- **Aim of the task**: Quote every line as written. Omit pictures.

- **Source material**:
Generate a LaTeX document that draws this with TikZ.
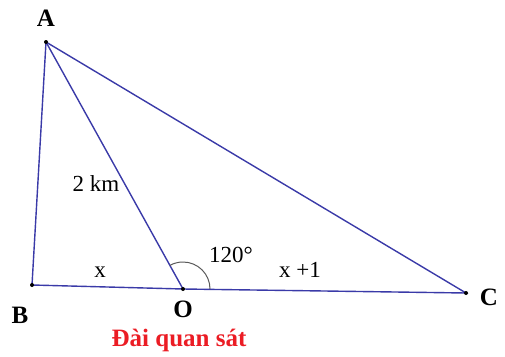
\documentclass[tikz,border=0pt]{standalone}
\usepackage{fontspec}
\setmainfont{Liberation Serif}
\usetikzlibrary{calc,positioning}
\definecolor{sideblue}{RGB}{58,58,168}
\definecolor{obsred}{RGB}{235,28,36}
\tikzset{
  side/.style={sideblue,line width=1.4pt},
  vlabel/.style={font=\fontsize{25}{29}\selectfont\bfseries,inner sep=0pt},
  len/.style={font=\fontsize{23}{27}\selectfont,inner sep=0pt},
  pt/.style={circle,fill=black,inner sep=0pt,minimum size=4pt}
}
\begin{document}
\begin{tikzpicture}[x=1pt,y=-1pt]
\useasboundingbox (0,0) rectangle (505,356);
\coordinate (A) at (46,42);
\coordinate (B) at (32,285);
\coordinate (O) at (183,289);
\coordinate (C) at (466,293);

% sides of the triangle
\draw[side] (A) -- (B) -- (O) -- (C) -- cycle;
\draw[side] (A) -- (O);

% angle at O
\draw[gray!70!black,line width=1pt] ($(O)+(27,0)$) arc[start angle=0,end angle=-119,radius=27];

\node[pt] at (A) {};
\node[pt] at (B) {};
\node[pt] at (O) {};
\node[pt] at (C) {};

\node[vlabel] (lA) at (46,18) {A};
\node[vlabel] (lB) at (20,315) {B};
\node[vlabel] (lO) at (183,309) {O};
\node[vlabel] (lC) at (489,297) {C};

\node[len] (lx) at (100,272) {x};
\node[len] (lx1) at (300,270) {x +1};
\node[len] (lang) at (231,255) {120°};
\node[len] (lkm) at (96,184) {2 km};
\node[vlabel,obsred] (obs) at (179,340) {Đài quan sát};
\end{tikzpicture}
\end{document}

- **Reply to the task**:
Generate a LaTeX document that draws this with TikZ.
\documentclass[tikz,border=0pt]{standalone}
\usepackage{fontspec}
\setmainfont{Liberation Serif}
\usetikzlibrary{calc,positioning}
\definecolor{sideblue}{RGB}{58,58,168}
\definecolor{obsred}{RGB}{235,28,36}
\tikzset{
  side/.style={sideblue,line width=1.4pt},
  vlabel/.style={font=\fontsize{25}{29}\selectfont\bfseries,inner sep=0pt},
  len/.style={font=\fontsize{23}{27}\selectfont,inner sep=0pt},
  pt/.style={circle,fill=black,inner sep=0pt,minimum size=4pt}
}
\begin{document}
\begin{tikzpicture}[x=1pt,y=-1pt]
\useasboundingbox (0,0) rectangle (505,356);
\coordinate (A) at (46,42);
\coordinate (B) at (32,285);
\coordinate (O) at (183,289);
\coordinate (C) at (466,293);

% sides of the triangle
\draw[side] (A) -- (B) -- (O) -- (C) -- cycle;
\draw[side] (A) -- (O);

% angle at O
\draw[gray!70!black,line width=1pt] ($(O)+(27,0)$) arc[start angle=0,end angle=-119,radius=27];

\node[pt] at (A) {};
\node[pt] at (B) {};
\node[pt] at (O) {};
\node[pt] at (C) {};

\node[vlabel] (lA) at (46,18) {A};
\node[vlabel] (lB) at (20,315) {B};
\node[vlabel] (lO) at (183,309) {O};
\node[vlabel] (lC) at (489,297) {C};

\node[len] (lx) at (100,272) {x};
\node[len] (lx1) at (300,270) {x +1};
\node[len] (lang) at (231,255) {120°};
\node[len] (lkm) at (96,184) {2 km};
\node[vlabel,obsred] (obs) at (179,340) {Đài quan sát};
\end{tikzpicture}
\end{document}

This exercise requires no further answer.